Damals kannten die Menschen noch keine Jagd, nicht einmal Werkzeuge sind aus dieser Ära bekannt. „Zumindest zu diesem frühen Zeitpunkt waren wir unschuldig, wir haben noch nicht alles Mögliche umgebracht“, sagt Bibi. „Doch wir haben schnell aufgeholt, insbesondere in den Jahrhunderten des Kolonialismus.“

Anhand von Messungen von Tausenden fossilen Zähnen rekonstruierte Bibi die Größe und Häufigkeit afrikanischer Säugetiere der letzten zehn Millionen Jahre. Damals herrschte eine unglaubliche Vielfalt großer Tiere auf dem Kontinent: verschiedenste Elefanten, Flusspferde und Giraffen, einige mit enormer Körpermasse. Wie die Studie erstmals zeigt, existierten von diesen großen Arten auch besonders zahlreiche Exemplare.

Artenarme Biotope

Doch die größeren Tiere wurden immer seltener und kleinere Tiere häufiger: „Heutige Ökosysteme sind äußerst verarmt“, sagt Bibi. Mit der Zeit müssten sich die Ökosysteme so verändert haben, dass die kleineren Tiere im Vorteil waren. „Welche Veränderungen das waren, wissen wir nicht, aber sicher spielte das Klima und die Vegetation eine Rolle.“

Über die Jahrmillionen verlor der Kontinent etwa zwei Drittel seiner Produktivität, brachte also weniger Biomasse hervor. Die Forschenden wiesen nach, dass Wälder zunehmend zurückgingen und sich robustes, aber wenig produktives Grasland durchsetzte.

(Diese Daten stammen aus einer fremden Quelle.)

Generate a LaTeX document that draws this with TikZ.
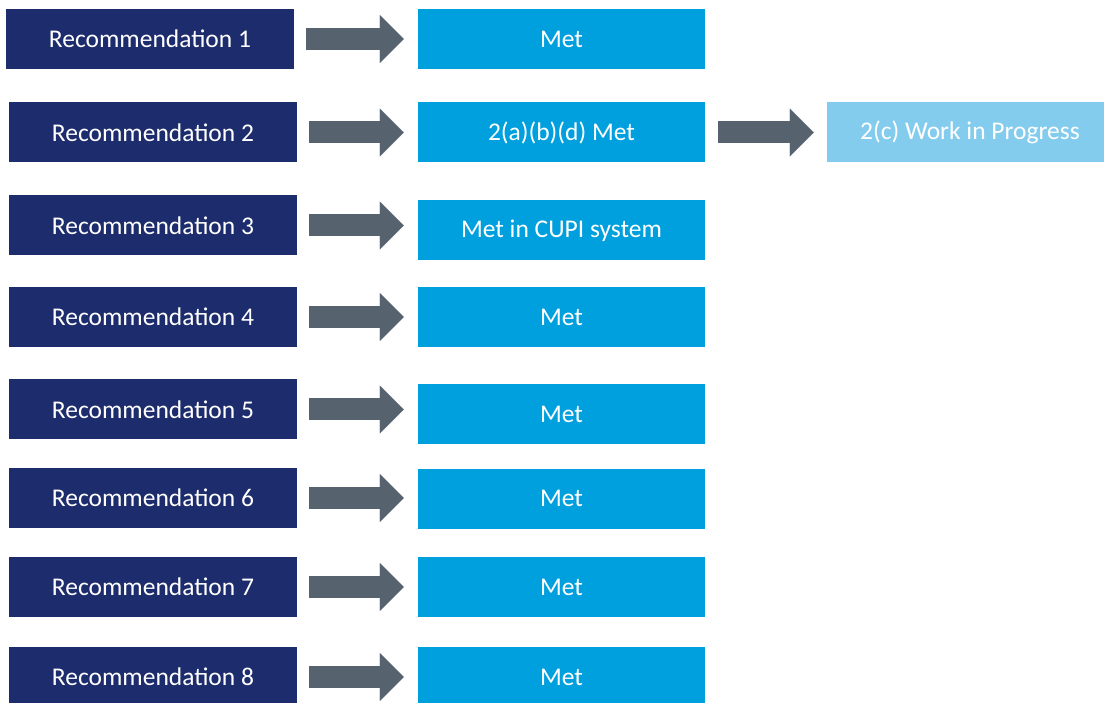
\documentclass[tikz,border=0pt]{standalone}
\usepackage{fontspec}
\setmainfont{Carlito}
\usetikzlibrary{arrows.meta}

\definecolor{recnavy}{HTML}{1D2C6C}
\definecolor{metblue}{HTML}{009FDD}
\definecolor{wipblue}{HTML}{84CCEE}
\definecolor{arrowgray}{HTML}{56636E}

\tikzset{
	recbox/.style={fill=recnavy, text=white, minimum width=288pt, minimum height=60pt, inner sep=0pt, font=\fontsize{25.5}{30}\selectfont},
	metbox/.style={recbox, fill=metblue, minimum width=287pt},
	wipbox/.style={recbox, fill=wipblue, minimum width=286pt},
	blockarrow/.style={draw=arrowgray, line width=22pt, -{Triangle[length=24pt, width=48pt, line width=0.1pt]}, shorten <=12pt, shorten >=14pt}
}

\begin{document}
\begin{tikzpicture}[x=1pt, y=-1pt]
		\useasboundingbox (0,0) rectangle (1104,703);

		\node[recbox] (r1) at (150,39) {Recommendation 1};
		\node[recbox] (r2) at (153,132.5) {Recommendation 2};
		\node[recbox] (r3) at (153,225.5) {Recommendation 3};
		\node[recbox] (r4) at (153,317) {Recommendation 4};
		\node[recbox] (r5) at (153,409.5) {Recommendation 5};
		\node[recbox] (r6) at (153,498) {Recommendation 6};
		\node[recbox] (r7) at (153,587) {Recommendation 7};
		\node[recbox] (r8) at (153,677) {Recommendation 8};

		\node[metbox] (m1) at (561.5,39.5) {Met};
		\node[metbox] (m2) at (561.5,132.5) {2(a)(b)(d) Met};
		\node[metbox] (m3) at (561.5,230.5) {Met in CUPI system};
		\node[metbox] (m4) at (561.5,317) {Met};
		\node[metbox] (m5) at (561.5,414.5) {Met};
		\node[metbox] (m6) at (561.5,498.5) {Met};
		\node[metbox] (m7) at (561.5,587) {Met};
		\node[metbox] (m8) at (561.5,677) {Met};

		\node[wipbox] (w2) at (970,132.5) {2(c) Work in Progress};

		\draw[blockarrow] (r1.east) -- (r1.east -| m1.west);
		\draw[blockarrow] (r2.east) -- (r2.east -| m2.west);
		\draw[blockarrow] (r3.east) -- (r3.east -| m3.west);
		\draw[blockarrow] (r4.east) -- (r4.east -| m4.west);
		\draw[blockarrow] (r5.east) -- (r5.east -| m5.west);
		\draw[blockarrow] (r6.east) -- (r6.east -| m6.west);
		\draw[blockarrow] (r7.east) -- (r7.east -| m7.west);
		\draw[blockarrow] (r8.east) -- (r8.east -| m8.west);
		\draw[blockarrow, shorten <=13pt, shorten >=13pt] (m2) -- (w2);
\end{tikzpicture}
\end{document}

Der Kollege Tyler Faith von der Universität von Utah forscht am selben Thema und lobt die Science-Studie. Mit ihrer riesigen Datensammlung behebe sie „eine wichtige Einschränkung unserer bisherigen Arbeit”, sagt der US-Forscher. Die Berliner hätten sich nämlich nicht nur die Zahl der Arten, sondern die Zahl der Individuen betrachtet – ein wichtiger, erkenntnisreicher Schritt vorwärts.

Möglicherweise sei der Befund nicht auf Afrika beschränkt, sagt Bibi: „Vielleicht würden wir dasselbe Bild auch in anderen Erdteilen sehen, aber diese Studie muss erst noch gemacht werden.“ Heute haben wir riesigen Einfluss auf Ökosysteme weltweit. Wir zerstören sie – und zwar für große wie für kleine Tiere.